This post was written in my sleeping bag at the end of a long day. Please excuse any errors.
We score a deal on car rental in Punta Arenas from our waiter, so we drive south. Flat plains are filled with guanaco, which look like skinny llama. We hop a ferry and then we are on Isla de tierra del fuego. A few more hours and we have an uneventful border crossing into Argentina.

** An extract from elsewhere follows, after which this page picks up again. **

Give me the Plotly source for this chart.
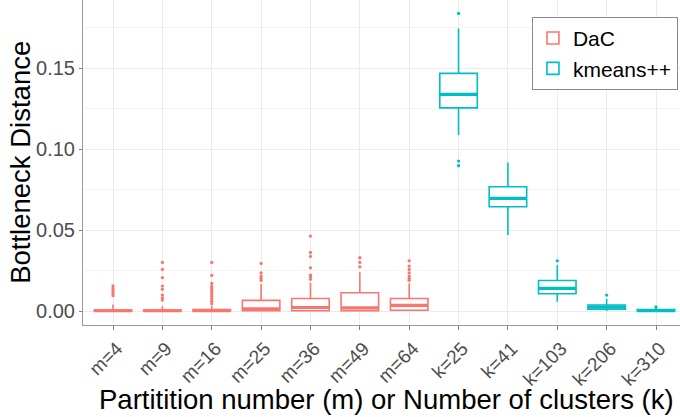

The plains rise into mountains an hour outside of Ushuaia. We arrive before dark (easy even after a long day of driving at this lattitude) and drop our things before dinner. In the morning, we hike to glacier martial, just outside of town. We pass tourists in the rain. Before the final climb, Tom decides to turn around, worried about time, and Shake’nBake and I run on ahead to the toe of the glacier. We run back down, catch Tom, then hustle to the harbour where a boat is waiting for us. We leave Ushuaia and make for three islands. The first has cormorants, the second sea lions. But the third, the third has penguins! The boat half beaches itself and we look down at the penguins as they look up at us, everyone equally curious about the strange creatures in front of them. In the morning, we head to Tierra del Fuego National Park. There’s free camping, so we set up our tents before heading off to climb Cerro Guanaco. We take one pack between us and I insist on carrying it. I get a lot of strange looks- hiking in a dress and carrying a large pack while the boys have nothing. The trail rises steeply to treeline. In front of us we can see the peak, part of an exposed, steep ridge. Behind us, snowcapped mountains rise from aquamarine lake. It snows a little just before the peak and then we are up, looking back at the ridge and down at Ushuaia below. We dart back down, racing the wind. Back at the lake, we take a side trail to the Chile/Argentina border. I just can’t stop walking to borders, it seems. The cold drives us into our tents early, but it stops raining just before it’s time to pack up in the morning. We drive back as fast as we can to make a bus to Puerto Natales, stopping only for food and to pick up hitchhikers. Shake’nBake and I do have a hitchhiking debt to pay back after all.